:: Written exercise ::
Restate the listing that follows word for word, without its pictures.
+ + +
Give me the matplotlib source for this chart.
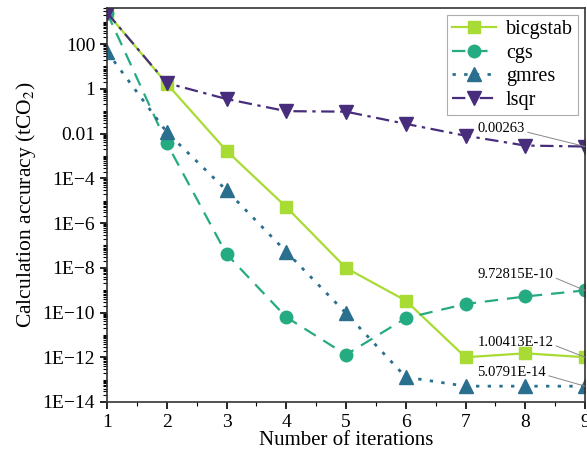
import math
import matplotlib
matplotlib.use("Agg")
import matplotlib.pyplot as plt
from matplotlib.ticker import LogLocator, FuncFormatter, MultipleLocator

iterations = [1, 2, 3, 4, 5, 6, 7, 8, 9]
bicgstab = [2500, 1.7, 1.7e-3, 5.2e-6, 9.8e-9, 3.4e-10, 1.0e-12, 1.5e-12, 1.00413e-12]
cgs = [2500, 3.7e-3, 4.1e-8, 6.2e-11, 1.3e-12, 5.6e-11, 2.4e-10, 5.2e-10, 9.72815e-10]
gmres = [45, 1.15e-2, 2.9e-5, 5.2e-8, 9.3e-11, 1.3e-13, 5.1e-14, 5.1e-14, 5.0791e-14]
lsqr = [2500, 1.8, 0.35, 0.1, 0.095, 0.027, 0.008, 0.0029, 0.00263]

labels = ["bicgstab", "cgs", "gmres", "lsqr"]
annot_text = ["0.00263", "9.72815E-10", "1.00413E-12", "5.0791E-14"]
annot_val = [lsqr[-1], cgs[-1], bicgstab[-1], gmres[-1]]
annot_pos = [0.016, 5.0e-9, 4.7e-12, 2.1e-13]

plt.rcParams["font.family"] = ["Liberation Serif", "DejaVu Serif"]
plt.rcParams["mathtext.fontset"] = "stix"

fig = plt.figure(figsize=(5.87, 4.55), dpi=100)
ax = fig.add_axes([0.1823, 0.1165, 0.8143, 0.866])

ax.plot(iterations, bicgstab, color="#a8db34", ls="-", lw=1.6, marker="s", ms=9,
        label=labels[0])
ax.plot(iterations, cgs, color="#25ab82", ls=(0, (6, 4)), lw=1.6, marker="o", ms=9,
        label=labels[1])
ax.plot(iterations, gmres, color="#2a6f8e", ls=(0, (1.2, 3)), lw=2.0, marker="^", ms=10,
        label=labels[2])
ax.plot(iterations, lsqr, color="#472d7b", ls=(0, (6, 2.5, 1.5, 2.5)), lw=1.6, marker="v", ms=10,
        label=labels[3])

ax.set_yscale("log")
ax.set_xlim(1, 9)
ax.set_ylim(1e-14, 4100)
ax.xaxis.set_major_locator(MultipleLocator(1))
ax.xaxis.set_minor_locator(MultipleLocator(0.5))
ax.yaxis.set_major_locator(LogLocator(base=100, numticks=20))
ax.yaxis.set_minor_locator(LogLocator(base=10, subs=[1, 2, 3, 4, 5, 6, 7, 8, 9], numticks=40))


def fmt(v, pos):
    e = int(round(math.log10(v)))
    if e == 2:
        return "100"
    if e == 0:
        return "1"
    if e == -2:
        return "0.01"
    return "1E\u2212%d" % (-e)


ax.yaxis.set_major_formatter(FuncFormatter(fmt))
ax.yaxis.set_minor_formatter(FuncFormatter(lambda v, p: ""))
ax.tick_params(axis="both", which="major", labelsize=14, direction="out", length=5, width=1.2)
ax.tick_params(axis="both", which="minor", direction="out", length=3, width=0.8)
for s in ax.spines.values():
    s.set_linewidth(1.2)
    s.set_color("#333333")

ax.set_xlabel("Number of iterations", fontsize=15, labelpad=0)
ax.set_ylabel("Calculation accuracy (tCO$_2$)", fontsize=15.5, labelpad=3)

for txt, val, ypos in zip(annot_text, annot_val, annot_pos):
    ax.annotate(txt, xy=(9, val), xytext=(7.2, ypos), fontsize=10.5, va="center",
                arrowprops=dict(arrowstyle="-", color="#888888", lw=0.7, relpos=(1, 0.3),
                                shrinkA=0, shrinkB=0))

leg = ax.legend(loc="upper right", fontsize=14.5, handlelength=2.2, fancybox=False,
                borderaxespad=0.35, labelspacing=0.22, borderpad=0.25, handletextpad=0.5)
leg.get_frame().set_edgecolor("#999999")
leg.get_frame().set_linewidth(0.8)

fig.savefig("out.png", dpi=100)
+ + +
:: Final result ::
Give me the matplotlib source for this chart.
import math
import matplotlib
matplotlib.use("Agg")
import matplotlib.pyplot as plt
from matplotlib.ticker import LogLocator, FuncFormatter, MultipleLocator

iterations = [1, 2, 3, 4, 5, 6, 7, 8, 9]
bicgstab = [2500, 1.7, 1.7e-3, 5.2e-6, 9.8e-9, 3.4e-10, 1.0e-12, 1.5e-12, 1.00413e-12]
cgs = [2500, 3.7e-3, 4.1e-8, 6.2e-11, 1.3e-12, 5.6e-11, 2.4e-10, 5.2e-10, 9.72815e-10]
gmres = [45, 1.15e-2, 2.9e-5, 5.2e-8, 9.3e-11, 1.3e-13, 5.1e-14, 5.1e-14, 5.0791e-14]
lsqr = [2500, 1.8, 0.35, 0.1, 0.095, 0.027, 0.008, 0.0029, 0.00263]

labels = ["bicgstab", "cgs", "gmres", "lsqr"]
annot_text = ["0.00263", "9.72815E-10", "1.00413E-12", "5.0791E-14"]
annot_val = [lsqr[-1], cgs[-1], bicgstab[-1], gmres[-1]]
annot_pos = [0.016, 5.0e-9, 4.7e-12, 2.1e-13]

plt.rcParams["font.family"] = ["Liberation Serif", "DejaVu Serif"]
plt.rcParams["mathtext.fontset"] = "stix"

fig = plt.figure(figsize=(5.87, 4.55), dpi=100)
ax = fig.add_axes([0.1823, 0.1165, 0.8143, 0.866])

ax.plot(iterations, bicgstab, color="#a8db34", ls="-", lw=1.6, marker="s", ms=9,
        label=labels[0])
ax.plot(iterations, cgs, color="#25ab82", ls=(0, (6, 4)), lw=1.6, marker="o", ms=9,
        label=labels[1])
ax.plot(iterations, gmres, color="#2a6f8e", ls=(0, (1.2, 3)), lw=2.0, marker="^", ms=10,
        label=labels[2])
ax.plot(iterations, lsqr, color="#472d7b", ls=(0, (6, 2.5, 1.5, 2.5)), lw=1.6, marker="v", ms=10,
        label=labels[3])

ax.set_yscale("log")
ax.set_xlim(1, 9)
ax.set_ylim(1e-14, 4100)
ax.xaxis.set_major_locator(MultipleLocator(1))
ax.xaxis.set_minor_locator(MultipleLocator(0.5))
ax.yaxis.set_major_locator(LogLocator(base=100, numticks=20))
ax.yaxis.set_minor_locator(LogLocator(base=10, subs=[1, 2, 3, 4, 5, 6, 7, 8, 9], numticks=40))


def fmt(v, pos):
    e = int(round(math.log10(v)))
    if e == 2:
        return "100"
    if e == 0:
        return "1"
    if e == -2:
        return "0.01"
    return "1E\u2212%d" % (-e)


ax.yaxis.set_major_formatter(FuncFormatter(fmt))
ax.yaxis.set_minor_formatter(FuncFormatter(lambda v, p: ""))
ax.tick_params(axis="both", which="major", labelsize=14, direction="out", length=5, width=1.2)
ax.tick_params(axis="both", which="minor", direction="out", length=3, width=0.8)
for s in ax.spines.values():
    s.set_linewidth(1.2)
    s.set_color("#333333")

ax.set_xlabel("Number of iterations", fontsize=15, labelpad=0)
ax.set_ylabel("Calculation accuracy (tCO$_2$)", fontsize=15.5, labelpad=3)

for txt, val, ypos in zip(annot_text, annot_val, annot_pos):
    ax.annotate(txt, xy=(9, val), xytext=(7.2, ypos), fontsize=10.5, va="center",
                arrowprops=dict(arrowstyle="-", color="#888888", lw=0.7, relpos=(1, 0.3),
                                shrinkA=0, shrinkB=0))

leg = ax.legend(loc="upper right", fontsize=14.5, handlelength=2.2, fancybox=False,
                borderaxespad=0.35, labelspacing=0.22, borderpad=0.25, handletextpad=0.5)
leg.get_frame().set_edgecolor("#999999")
leg.get_frame().set_linewidth(0.8)

fig.savefig("out.png", dpi=100)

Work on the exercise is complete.